それはデザインや広告という表現のあり方と関わっています。先ほど選考委員の西垣(通)先生の審査評の中で、「どのビジュアルも見たことがあるのに、石岡瑛子さんの仕事とは知りませんでした」という趣旨のお話がありましたが、デザインや広告は基本、匿名性のアートであり、クライアントの課題を解決するための表現です。
瑛子さんも生涯クライアントワークの人でした。あれだけ「私」にこだわりながら、ファインアート的な意味での自己表現はまったくと言っていいほどしていない。いわば全身デザイナーで、他人の力になりたいというモチベーションで動いているんです。
でも、そのためにはある種の「エゴ」が全開になっている必要があるという。そこが、ちょっといないタイプの人物なんですね。東洋と西洋の「私」が、戦後的価値観の中で絶妙にハイブリッドされている。ある意味、時代精神の中で“クリエイト”された「私」です。ですから、おおよそ10年ごとに「私」がアップデートしていきます。
評伝である以上、その「私」に切りこまないといけないのですが、そのありさまをどのように活字化していけば、主人公の魅力が伝わるのか、最初は皆目わかりませんでした。色々考えた結果、時代という座標軸の中に、瑛子さんと仲間やライバルたちのエピソードをマッピングすることで、進化する「私」を捉えようとしたのです。

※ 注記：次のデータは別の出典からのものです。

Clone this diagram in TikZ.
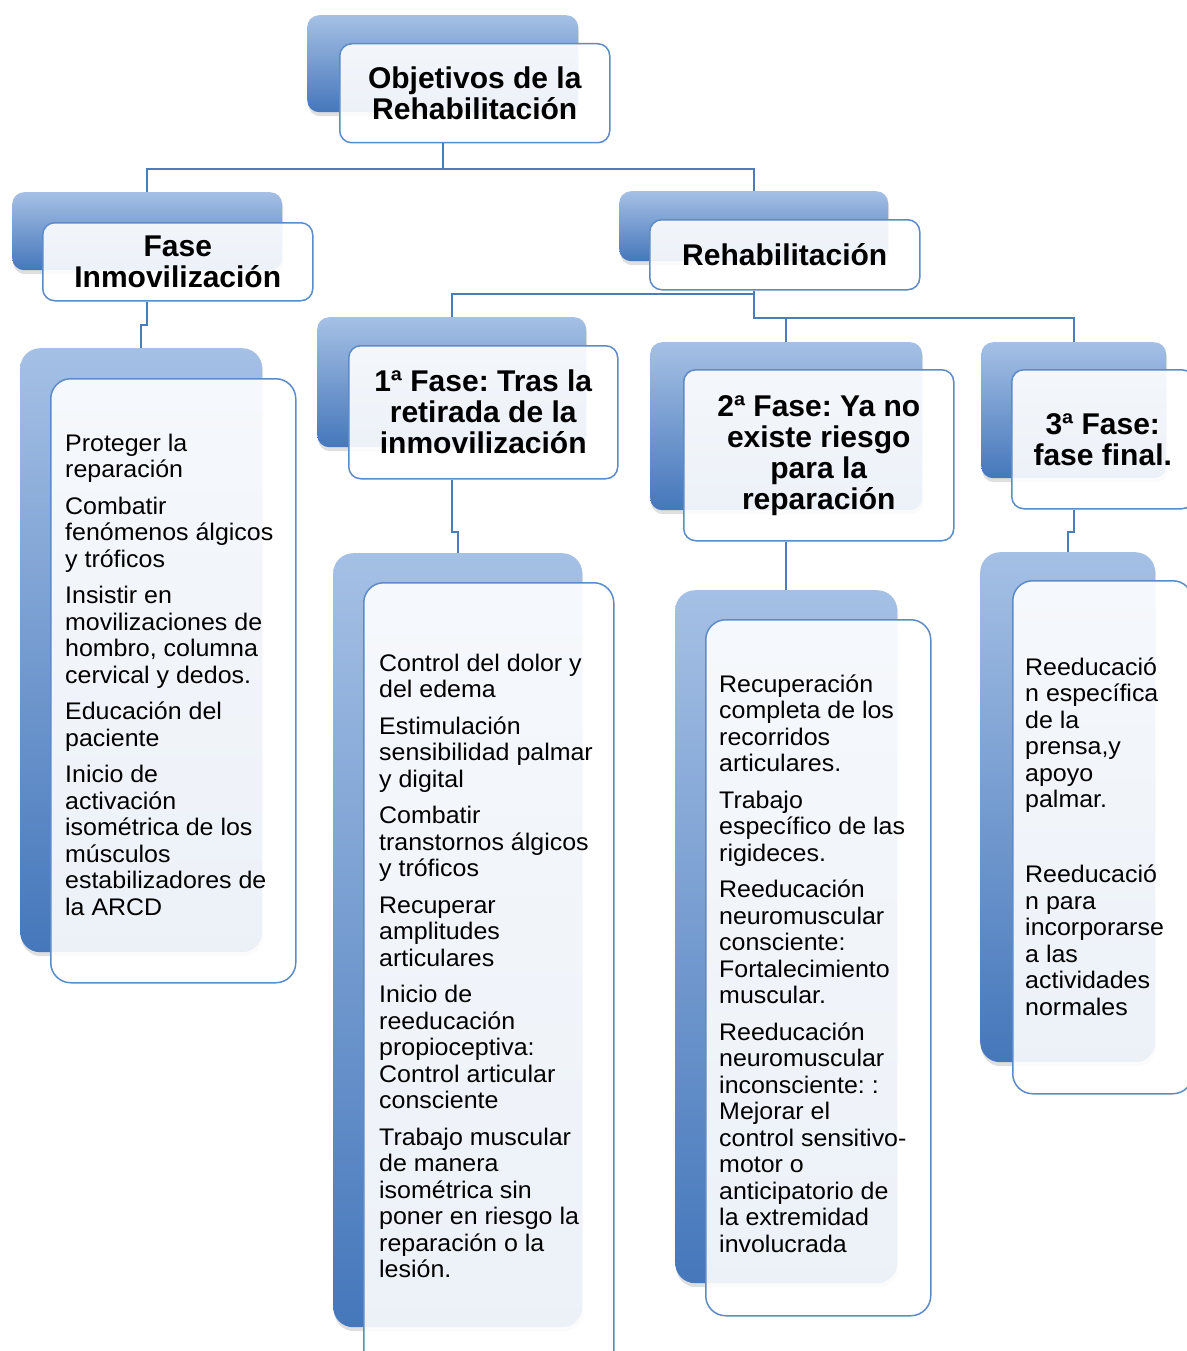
\documentclass[tikz,border=0pt]{standalone}
\usepackage{fontspec}
\setmainfont{Liberation Sans}
\newfontfamily\itemfont[FakeStretch=1.04]{Liberation Sans}
\usepackage{tikz}
\usetikzlibrary{positioning, calc, shadows}
\frenchspacing
\definecolor{rhbcolor0}{HTML}{A5C0E5}
\definecolor{rhbcolor1}{HTML}{4577BB}
\definecolor{rhbcolor2}{HTML}{5B8BC9}
\definecolor{rhbcolor3}{HTML}{4A7EBB}
\tikzset{
  back_box/.style={anchor=north west, rounded corners=12pt, top color=rhbcolor0, bottom color=rhbcolor1, draw=none, inner sep=0pt, drop shadow={shadow xshift=1pt, shadow yshift=-4pt, opacity=0.25}},
  back_panel/.style={back_box, rounded corners=20pt},
  front_box/.style={anchor=north west, rounded corners=12pt, draw=rhbcolor2, line width=1.5pt, fill=white, fill opacity=0.9, text opacity=1, inner sep=0pt, align=center, font=\bfseries\fontsize{30}{31}\selectfont},
  front_panel/.style={front_box, rounded corners=20pt},
  item_text/.style={anchor=north west, align=left, inner sep=0pt, font=\itemfont\fontsize{24}{26.5}\selectfont},
  link/.style={draw=rhbcolor3, line width=2pt}
}
\begin{document}
\begin{tikzpicture}[x=1pt, y=-1pt]
\useasboundingbox (0,0) rectangle (1186,1351);
\fill[white] (0,0) rectangle (1186,1351);
\node[back_box, minimum width=271pt, minimum height=97pt] (obj_back) at (307,15) {};
\node[front_box, minimum width=270pt, minimum height=99pt] (obj_front) at ($(obj_back.north west)+(32,28)$) {Objetivos de la\\Rehabilitación};
\node[back_box, minimum width=270pt, minimum height=78pt] (fi_back) at (12,192) {};
\node[front_box, minimum width=270pt, minimum height=78pt] (fi_front) at ($(fi_back.north west)+(30,30)$) {Fase\\Inmovilización};
\node[back_box, minimum width=269pt, minimum height=70pt] (rehab_back) at (619,191) {};
\node[front_box, minimum width=270pt, minimum height=70pt] (rehab_front) at ($(rehab_back.north west)+(30,28)$) {Rehabilitación};
\node[back_box, minimum width=269pt, minimum height=130pt] (ph1_back) at (317,317) {};
\node[front_box, minimum width=269pt, minimum height=133pt] (ph1_front) at ($(ph1_back.north west)+(31,28)$) {1ª Fase: Tras la\\retirada de la\\inmovilización};
\node[back_box, minimum width=272pt, minimum height=168pt] (ph2_back) at (650,342) {};
\node[front_box, minimum width=270pt, minimum height=171pt] (ph2_front) at ($(ph2_back.north west)+(33,27)$) {2ª Fase: Ya no\\existe riesgo\\para la\\reparación};
\node[back_box, minimum width=185pt, minimum height=136pt] (ph3_back) at (981,342) {};
\node[front_box, minimum width=182pt, minimum height=139pt] (ph3_front) at ($(ph3_back.north west)+(30,27)$) {3ª Fase:\\fase final.};
\node[back_panel, minimum width=242pt, minimum height=604pt] (a_back) at (20,348) {};
\node[front_panel, minimum width=245pt, minimum height=604pt] (a_front) at ($(a_back.north west)+(30,30)$) {};
\node[item_text] (a_items) at ($(a_front.north west)+(15,55.5)$) {Proteger la\\reparación\\[10pt]Combatir\\fenómenos álgicos\\y tróficos\\[10pt]Insistir en\\movilizaciones de\\hombro, columna\\cervical y dedos.\\[10pt]Educación del\\paciente\\[10pt]Inicio de\\activación\\isométrica de los\\músculos\\estabilizadores de\\la ARCD};
\node[back_panel, minimum width=249pt, minimum height=774pt] (b_back) at (333,553) {};
\node[front_panel, minimum width=250pt, minimum height=800pt] (b_front) at ($(b_back.north west)+(30,29)$) {};
\node[item_text] (b_items) at ($(b_front.north west)+(16,71.5)$) {Control del dolor y\\del edema\\[10pt]Estimulación\\sensibilidad palmar\\y digital\\[10pt]Combatir\\transtornos álgicos\\y tróficos\\[10pt]Recuperar\\amplitudes\\articulares\\[10pt]Inicio de\\reeducación\\propioceptiva:\\Control articular\\consciente\\[10pt]Trabajo muscular\\de manera\\isométrica sin\\poner en riesgo la\\reparación o la\\lesión.};
\node[back_panel, minimum width=222pt, minimum height=693pt] (c_back) at (675,590) {};
\node[front_panel, minimum width=225pt, minimum height=696pt] (c_front) at ($(c_back.north west)+(30,29)$) {};
\node[item_text] (c_items) at ($(c_front.north west)+(14,55.5)$) {Recuperación\\completa de los\\recorridos\\articulares.\\[10pt]Trabajo\\específico de las\\rigideces.\\[10pt]Reeducación\\neuromuscular\\consciente:\\Fortalecimiento\\muscular.\\[10pt]Reeducación\\neuromuscular\\inconsciente: :\\Mejorar el\\control sensitivo-\\motor o\\anticipatorio de\\la extremidad\\involucrada};
\node[back_panel, minimum width=175pt, minimum height=510pt] (d_back) at (980,552) {};
\node[front_panel, minimum width=180pt, minimum height=513pt] (d_front) at ($(d_back.north west)+(32,28)$) {};
\node[item_text] (d_items) at ($(d_front.north west)+(13,77.5)$) {Reeducació\\n específica\\de la\\prensa,y\\apoyo\\palmar.\\[48.5pt]Reeducació\\n para\\incorporarse\\a las\\actividades\\normales};
\draw[link] (obj_back.south |- obj_front.south) -- ++(0,26) coordinate (obj_split) -| (fi_back.north);
\draw[link] (obj_split) -| (rehab_back.north);
\draw[link] (fi_back.south |- fi_front.south) -- ++(0,23) -| (a_back.north);
\coordinate (rehab_out) at (rehab_back.south |- rehab_front.south);
\draw[link] (rehab_out) -- ++(0,3) -| (ph1_back.north);
\draw[link] (rehab_out) -- ++(0,27) coordinate (rehab_split) -| (ph2_back.north);
\draw[link] (rehab_split) -| (ph3_back.north);
\draw[link] (ph1_back.south |- ph1_front.south) -- ++(0,52) -| (b_back.north);
\draw[link] (ph2_back.south |- ph2_front.south) -- (c_back.north);
\draw[link] (ph3_back.south |- ph3_front.south) -- ++(0,22) -| (d_back.north);
\end{tikzpicture}
\end{document}
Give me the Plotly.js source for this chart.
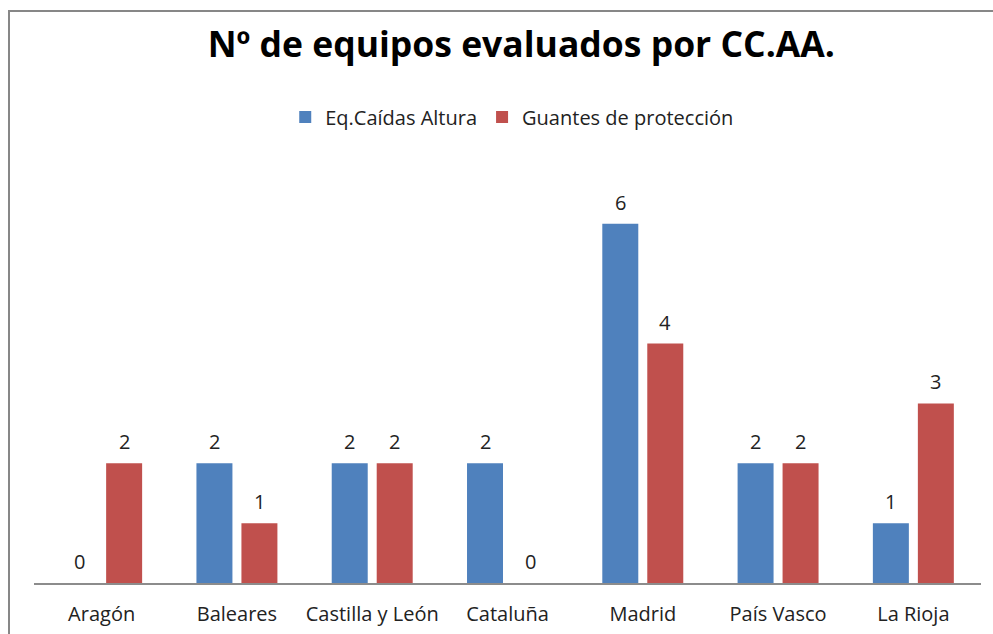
<!DOCTYPE html>
<html>
<head>
<meta charset="utf-8">
<script src="https://cdn.plot.ly/plotly-3.0.1.min.js"></script>
<style>
  html, body { margin: 0; padding: 0; background: #fff; }
  #wrap { position: relative; width: 993px; height: 634px; overflow: hidden; }
  #chart { position: absolute; left: 0; top: 0; width: 993px; height: 634px; }
  #frame { position: absolute; left: 8px; top: 10px; width: 1000px; height: 700px;
           border-left: 2px solid #878787; border-top: 2px solid #878787; pointer-events: none; }
</style>
</head>
<body>
<div id="wrap">
  <div id="chart"></div>
  <div id="frame"></div>
</div>
<script>
const categories = ["Aragón", "Baleares", "Castilla y León", "Cataluña", "Madrid", "País Vasco", "La Rioja"];
const seriesNames = ["Eq.Caídas Altura", "Guantes de protección"];
const caidasAltura = [0, 2, 2, 2, 6, 2, 1];
const guantes = [2, 1, 2, 0, 4, 2, 3];
const colors = ["#4F81BD", "#C0504D"];
const titleText = "Nº de equipos evaluados por CC.AA.";

const FONT = "'Open Sans', 'Noto Sans', sans-serif";
const series = [caidasAltura, guantes];

const traces = series.map((vals, i) => ({
  type: "bar",
  name: seriesNames[i],
  x: categories,
  y: vals,
  marker: { color: colors[i] },
  hoverinfo: "x+y"
}));

const annotations = [];
series.forEach((vals, i) => {
  vals.forEach((v, j) => {
    annotations.push({
      x: categories[j], y: v, xref: "x", yref: "y",
      text: String(v), showarrow: false,
      xshift: i === 0 ? -22.5 : 22.5,
      yanchor: "bottom", yshift: 6,
      font: { family: FONT, size: 20, color: "#222" }
    });
  });
});

const layout = {
  width: 993, height: 634,
  margin: { l: 34, r: 12, t: 164, b: 51 },
  paper_bgcolor: "#fff", plot_bgcolor: "#fff",
  font: { family: FONT, size: 20, color: "#222" },
  title: {
    text: titleText,
    font: { family: FONT, size: 35.5, color: "#000", weight: "bold" },
    xref: "container", x: 0.525, xanchor: "center",
    yref: "container", y: 0.929, yanchor: "middle"
  },
  barmode: "group",
  bargap: 0.335,
  bargroupgap: 0.2,
  showlegend: true,
  legend: {
    orientation: "h",
    x: 0.505, xanchor: "center",
    y: 1.112, yanchor: "middle",
    font: { family: FONT, size: 20, color: "#222" },
    traceorder: "normal"
  },
  xaxis: {
    type: "category",
    showline: true, linecolor: "#8c8c8c", linewidth: 1.5,
    ticks: "", showgrid: false, zeroline: false,
    ticklabelstandoff: 12,
    tickfont: { family: FONT, size: 20, color: "#222" }
  },
  yaxis: {
    range: [0, 7], visible: false, showgrid: false, zeroline: false, fixedrange: true
  },
  annotations: annotations
};

Plotly.newPlot("chart", traces, layout, { displayModeBar: false, staticPlot: true });
</script>
</body>
</html>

そのことで客観性が担保され、群像劇風のテイストも加わり、読み物として面白くなっていきました。このミステリアスな「私」をホログラムのように浮かび上がらせるため、“合わせ鏡”のメタファーも仕こんでみました。
すると不思議なことに、石岡瑛子さんのワン・アンド・オンリーな「私」が、作者や読者、つまり私やあなたにとっての「私」とつながっていることに気づいたんです。このとき石岡瑛子の「私」の物語が、みんなにとっての「私」の物語に変換されます。つまり、共感性が高まるんです。
チャレンジングな冒険でした。本書に評伝文学としての独自性があるとすれば、ここだと思います。瑛子さんの妹の石岡怜子さんが、この試みをあと押ししてくださいました。